Early retirement didn’t pan out exactly as planned for Clemente Cobaria. At 51, he took a leap of faith and said goodbye to his job as a maintenance engineer at Manila Hotel. But his separation pay didn’t last long. “It was gone like a bubble,” recalls Cobaria, now 64, who gets by on his meager monthly pension.
To ride out the rough times, he turned to his childhood fascination with neon lights: “I asked myself, ‘What material could substitute neon’s colorful and flexible qualities without using electricity?’”

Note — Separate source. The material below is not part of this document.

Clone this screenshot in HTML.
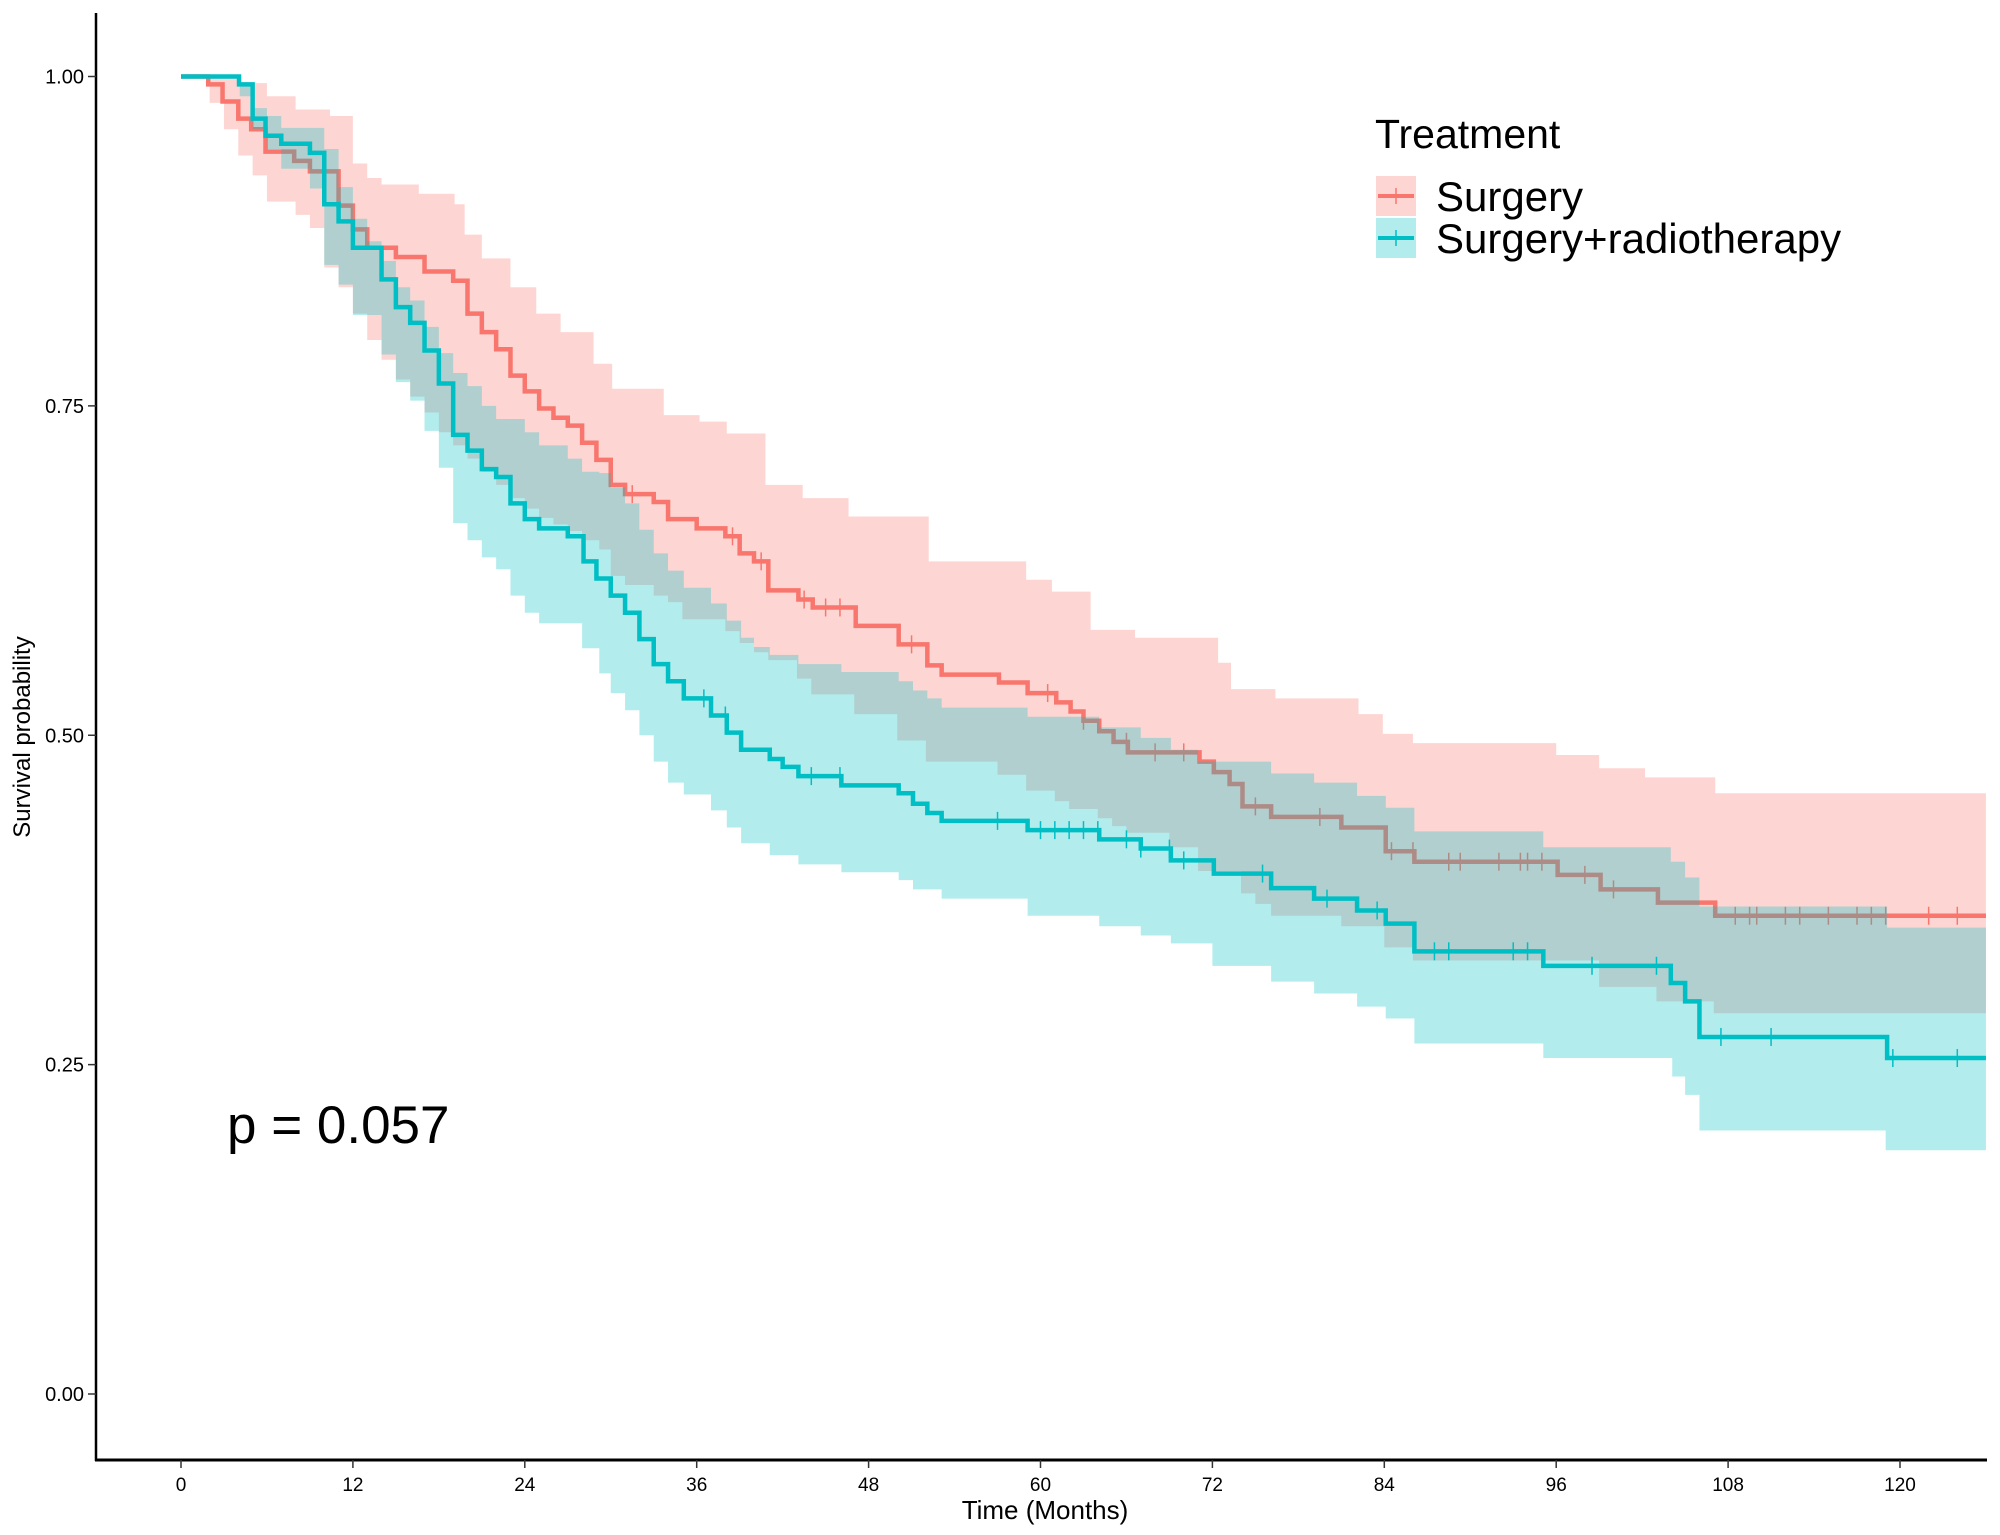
<!DOCTYPE html>
<html><head><meta charset="utf-8">
<style>
html,body{margin:0;padding:0;background:#fff;}
svg{display:block;font-family:"Liberation Sans",Arial,sans-serif;}
</style></head>
<body>
<svg id="chart" width="2000" height="1535" viewBox="0 0 2000 1535" xmlns="http://www.w3.org/2000/svg">
  <rect width="2000" height="1535" fill="#fff"/>
  <g id="bands"></g>
  <g id="axes"></g>
  <text x="0" y="0" transform="translate(30,737) rotate(-90)" text-anchor="middle" font-size="24" fill="#000">Survival probability</text>
  <text x="1045" y="1519" text-anchor="middle" font-size="26" fill="#000">Time (Months)</text>
  <text x="227" y="1143" font-size="53" fill="#000">p = 0.057</text>
  <g>
    <text x="1375" y="148" font-size="41" fill="#000">Treatment</text>
    <g>
      <rect x="1376" y="176" width="40" height="40" fill="rgba(248,118,109,0.3)"/>
      <line x1="1378" y1="196" x2="1414" y2="196" stroke="#F8766D" stroke-width="4"/>
      <line x1="1396" y1="188" x2="1396" y2="204" stroke="#F8766D" stroke-width="1.5"/>
      <text x="1436" y="211" font-size="42" fill="#000">Surgery</text>
    </g>
    <g>
      <rect x="1376" y="218" width="40" height="40" fill="rgba(0,191,196,0.3)"/>
      <line x1="1378" y1="238" x2="1414" y2="238" stroke="#00BFC4" stroke-width="4"/>
      <line x1="1396" y1="230" x2="1396" y2="246" stroke="#00BFC4" stroke-width="1.5"/>
      <text x="1436" y="253" font-size="42" fill="#000">Surgery+radiotherapy</text>
    </g>
  </g>
</svg>
<script>
const xTicks = [0,12,24,36,48,60,72,84,96,108,120];
const yTicks = [0,0.25,0.5,0.75,1.0];
const yTickLabels = ["0.00","0.25","0.50","0.75","1.00"];
const tMax = 126;

const redTime = [0,1.9,2.9,4.0,4.9,5.9,7.9,9.0,11,12,13,15,17,19,20,21,22,23,24,25,26,27,28,29,30,31,33,34,36,38,39,40,41,43.1,44.1,47.1,50.1,52.1,53.1,57.1,59.1,61.1,62.1,63,64.1,65.1,66.1,71.1,72.1,73.2,74.1,76.1,81,84.1,86.1,96.1,99.1,103.1,107.1];
const redSurv = [1,.994,.981,.968,.960,.943,.936,.928,.902,.884,.870,.863,.852,.845,.820,.806,.793,.773,.761,.748,.741,.735,.722,.709,.690,.683,.677,.664,.657,.651,.638,.632,.610,.603,.597,.583,.569,.553,.546,.540,.532,.525,.518,.511,.503,.495,.487,.480,.472,.463,.446,.438,.430,.412,.404,.394,.383,.373,.363];
const redUpTime = [0,2,4,6,8,10.4,12,13,14,16.6,19.1,19.8,21,23,24.8,26.5,28.8,30.1,33.7,36.2,38.1,40.8,43.4,46.6,52.2,59,60.8,63.5,66.6,72.4,73.3,76.4,82.2,83.9,86,96,99,102.2,107.1];
const redUp = [1,1,.995,.985,.975,.97,.934,.923,.918,.911,.903,.88,.862,.840,.820,.806,.782,.763,.743,.738,.729,.690,.680,.666,.632,.618,.609,.580,.574,.555,.535,.528,.516,.501,.494,.485,.475,.468,.456];
const redLoTime = [0,2,3,4,5,6,8,9,10,11,12,13,14,15,16,17,18,19,20,21,22,23,24,25,26,27,28,29.2,30,31,33,34,35,38,39,40,41,43,44,47,50,52,57,59,61,62,64,65,66,69,71,74,75,76.1,81,84,86,99,103,107];
const redLo = [1,.98,.96,.94,.925,.905,.895,.885,.855,.84,.82,.80,.785,.77,.757,.745,.73,.72,.71,.70,.69,.68,.672,.665,.66,.655,.648,.641,.621,.614,.606,.601,.588,.579,.570,.563,.557,.543,.531,.516,.496,.480,.470,.458,.450,.444,.437,.431,.426,.415,.397,.380,.372,.363,.355,.339,.329,.309,.298,.289];
const redCensor = [31.5,38.5,40.5,43.5,45,46,51,60.5,63,66,68,70,75,79.5,84.5,86,88.5,89.3,92,93.5,94,95,98,100,108.5,109.5,110,112,113,115,117,118,119,122,124];

const tealTime = [0,4.05,5.0,5.9,7.0,9.0,10,11,12,14,15,16,17,18,19,20,21,22,23,24,25,27,28.1,29,30,31,32,33,34,35.1,37,38.1,39.1,41.1,42,43.1,46.1,50.1,51.1,52.1,53.1,59.1,64.1,67,69.1,72.1,76.1,79.1,82.1,84.1,86.1,95.1,104,105,106,119.1];
const tealSurv = [1,.994,.968,.955,.949,.942,.903,.890,.870,.846,.825,.813,.792,.767,.728,.716,.702,.696,.676,.664,.657,.651,.632,.619,.606,.593,.573,.554,.541,.528,.515,.502,.489,.482,.476,.469,.462,.456,.448,.441,.435,.428,.421,.414,.405,.395,.384,.376,.367,.357,.336,.325,.312,.298,.271,.255];
const tealUpTime = [0,4.1,5.1,6,7,9,10,11,12,13,14,15,16,17,18,19,20,21,22,24,25,27,28,29.2,30,31,32,33,34,35.1,37,38.1,39.1,40,41.1,43.1,46.1,50.1,51.1,52.1,53.1,59.1,64.1,67,69.1,71,76.1,79.1,82.1,84.1,86.1,95.1,104,105,106,119.1];
const tealUp = [1,.994,.976,.970,.961,.961,.945,.916,.892,.875,.86,.84,.83,.81,.79,.775,.765,.75,.74,.73,.72,.71,.70,.699,.688,.676,.656,.638,.625,.612,.600,.587,.574,.567,.561,.554,.548,.541,.534,.528,.521,.514,.506,.498,.489,.480,.471,.464,.454,.445,.427,.415,.404,.392,.370,.354];
const tealLoTime = [0,4.1,5,6,7,9,10,11,12,14,15,16,17,18,19,20,21,22,23,24,25,28,29.2,30,31,32,33,34,35.1,37,38.1,39.1,41.1,43.1,46.1,50.1,51.1,53.1,59.1,64.1,67,69.1,72,76.1,79.1,82.1,84.1,86.1,95.1,104.1,105,106,119];
const tealLo = [1,.985,.96,.945,.93,.915,.857,.842,.819,.789,.768,.754,.731,.703,.661,.648,.635,.626,.606,.593,.585,.566,.547,.532,.519,.500,.480,.464,.455,.443,.430,.418,.409,.402,.396,.390,.383,.376,.363,.355,.348,.342,.325,.313,.304,.294,.285,.266,.255,.241,.227,.200,.185];
const tealCensor = [36.5,38,44,46,57,60,61,62,63,64,66,67,69,70,75.5,80,83.5,87.5,88.5,93,94,98.5,103,107.5,111,119.5,124];

const NS = "http://www.w3.org/2000/svg";
const X = m => 181 + m * 14.325;
const Y = s => 1394 - s * 1317.5;
const svg = document.getElementById('chart');
const bands = document.getElementById('bands');
const axes = document.getElementById('axes');

function stepAt(times, vals, t){ let v = vals[0]; for (let i=0;i<times.length;i++){ if (times[i] <= t) v = vals[i]; else break; } return v; }
function stepPath(times, vals){
  let d = 'M' + X(times[0]) + ' ' + Y(vals[0]);
  for (let i=1;i<times.length;i++) d += ' H' + X(times[i]) + ' V' + Y(vals[i]);
  return d + ' H' + X(tMax);
}
function bandPath(ut, uv, lt, lv){
  const all = Array.from(new Set(ut.concat(lt))).sort((a,b)=>a-b);
  let d = 'M' + X(all[0]) + ' ' + Y(stepAt(ut,uv,all[0]));
  for (let i=1;i<all.length;i++) d += ' H' + X(all[i]) + ' V' + Y(stepAt(ut,uv,all[i]));
  d += ' H' + X(tMax) + ' V' + Y(stepAt(lt,lv,all[all.length-1]));
  for (let i=all.length-1;i>=1;i--) d += ' H' + X(all[i]) + ' V' + Y(stepAt(lt,lv,all[i-1]));
  return d + ' H' + X(all[0]) + ' Z';
}
function mk(tag, attrs, parent){ const e = document.createElementNS(NS, tag); for (const k in attrs) e.setAttribute(k, attrs[k]); parent.appendChild(e); return e; }

let e;
e = mk('path', {d: bandPath(redUpTime, redUp, redLoTime, redLo), fill:'rgba(248,118,109,0.3)'}, bands);


e = mk('path', {d: stepPath(redTime, redSurv), fill:'none', stroke:'#F8766D', 'stroke-width':4.5}, bands);


redCensor.forEach(t => {
  const c = mk('line', {x1:X(t), x2:X(t), y1:Y(stepAt(redTime,redSurv,t))-9, y2:Y(stepAt(redTime,redSurv,t))+9, stroke:'#F8766D', 'stroke-width':1.5}, bands);
  
  
});
e = mk('path', {d: bandPath(tealUpTime, tealUp, tealLoTime, tealLo), fill:'rgba(0,191,196,0.3)'}, bands);


e = mk('path', {d: stepPath(tealTime, tealSurv), fill:'none', stroke:'#00BFC4', 'stroke-width':4.5}, bands);


tealCensor.forEach(t => {
  const c = mk('line', {x1:X(t), x2:X(t), y1:Y(stepAt(tealTime,tealSurv,t))-9, y2:Y(stepAt(tealTime,tealSurv,t))+9, stroke:'#00BFC4', 'stroke-width':1.5}, bands);
  
  
});

e = mk('line', {x1:96, y1:13, x2:96, y2:1461, stroke:'#000', 'stroke-width':2.5}, axes);


e = mk('line', {x1:95, y1:1460, x2:1987, y2:1460, stroke:'#000', 'stroke-width':3}, axes);


xTicks.forEach(t => {
  const tk = mk('line', {x1:X(t), x2:X(t), y1:1460, y2:1468, stroke:'#333', 'stroke-width':1.5}, axes);
  
  
  const lb = mk('text', {x:X(t), y:1491, 'text-anchor':'middle', 'font-size':19, fill:'#000'}, axes);
  lb.textContent = String(t);
  
  
});
yTicks.forEach((v,i) => {
  const tk = mk('line', {x1:88, x2:96, y1:Y(v), y2:Y(v), stroke:'#333', 'stroke-width':1.5}, axes);
  
  
  const lb = mk('text', {x:84, y:Y(v)+7, 'text-anchor':'end', 'font-size':20, fill:'#000'}, axes);
  lb.textContent = yTickLabels[i];
  
  
});
</script>
</body></html>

He channeled that curiosity and creative juices into business in 2009, when, with a meager capital of P1,000, Cobaria began experimenting with various upcycled materials for his business, Sintaz. It took him two years to perfect the mix of materials for the multi-purpose decorative cable wire—which he has since patented—and to master the technique of bending it into works of art.
Now, he makes the rounds in the bazaar circuit, and hopes to find a bigger market for his invention. Its versatility alone puts Sintaz a class above pretty ornaments or signages. In the right hands, he says, the material has a wide range of applications: It can be used as a teaching tool for art, to encourage motor skills, and even to relieve stress. “I feel confident and happy when I hear people say, ‘Hay, ang cute!’ upon seeing my artwork,” Cobaria shares.
“My business, Sintaz, makes me forget the troubles of getting old.”